的确,对效率的过度追求,让事物的兴衰变得如同走马灯般迅速。个人可以在极短的时间内声名大噪,却也可能迅速销声匿迹。安迪·沃霍尔早在1968年就预言:“未来,每个人都有机会在全世界出名15分钟。”而今,这一预言已借由互联网成为现实。我们随时随地都能轻松展示自我,但对成名的过度追求,却也让我们逐渐失去了对真实世界的感知能力。
但在《上流》当中,摄影机以冷静的视角,静默地注视着荒诞现实的发生;同时,在交织并行的网络世界中,源源不断的匿名意见影响着主角的判断。前者赋予了影片现实主义的质感,后者则通过不同媒介的拼贴,营造出一种真实与虚构交织的氛围。鲍德里亚在1970年代中期出版的《象征交换与死亡》中提到:“失去原件的拷贝,使得符号比真实更加真实,人不再是主体,而是沦为符号、文化、语言的客体。”《上流》这部影片似乎恰切地证实了鲍德里亚的判断。在影片中,真实的生活被复制并经由互联网传播,不断变形,最终,原型意义上的真实失去了其应有的效力,而虚构的拷贝却似乎比真实更为真实。简言之,人们已不再关心事实的原貌,而是更关注由符号传播所形成的认知,使得被复制的真实超越了真实本身。
在这种悖论般的逻辑下,真实与虚构的界限变得模糊。面对互联网上的种种现实,人们更关心的是自己的理解是否得到验证,内心的正义感是否得到释放,自己的判断是否与群体一致,而不是去探知真实本身的原貌是什么。《上流》所呈现的正是这样一个现实,但摄影机并未与经由互联网扭曲的虚构同谋,而是冷静地展现并分析这些荒诞的现实。在此,我们需要明确,摄影机本身就具备“明证”的力量,这让不言自明的现实显露其真实面目,导演傅宗盛显然深谙此道。
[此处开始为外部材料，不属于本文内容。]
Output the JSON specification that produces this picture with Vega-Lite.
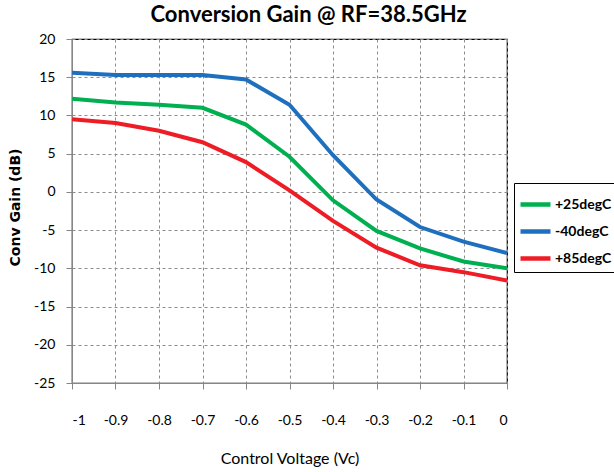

回到最初的疑问,真正具有当下感的影像究竟是怎样的?我们可以看到的是,大多数标榜具有当下感的电影只是呈现了当代生活的表面现象,却未能触及当下感的内在逻辑,它们更多是用陈旧的创作观念来处理具有当下感的素材。但作为自媒体博主的傅宗盛,不仅对这些具有当下意味的现实有着切身的体会,更了解这些现实背后的发生逻辑。
在数字影像即将普及的年代,贾樟柯也曾预言业余影像时代的到来,在他看来,业余影像并不仅代表着影像制作的粗糙,更意味着影像本身对体制的反叛,对个体创造力的追求。因此,贾樟柯认为,影像生产的民主化将催生一个个新的“戈达尔”。然而,现实却是,影像的民主化并未带来创造力的爆发,反而导致了影像的泛滥与内卷。这要求影像本身必须提供更为强烈的感性刺激,以吸引观众的注意力。因此,这个时代没有诞生新的“戈达尔”,却涌现出一个个的“抖音红人”。如今,影像在追求“快”的道路上一路狂奔,而电影的步态则不疾不徐。豆瓣上有一条评论说:“当短视频用五分钟肢解电影时,电影的反击是从容不迫的四个小时。”但在我看来,电影从未以反击的姿态在应对短视频的冲击,电影自有其独特的生命力,所谓电影存在的意义,仅是对真实本身的执着与辨析而已。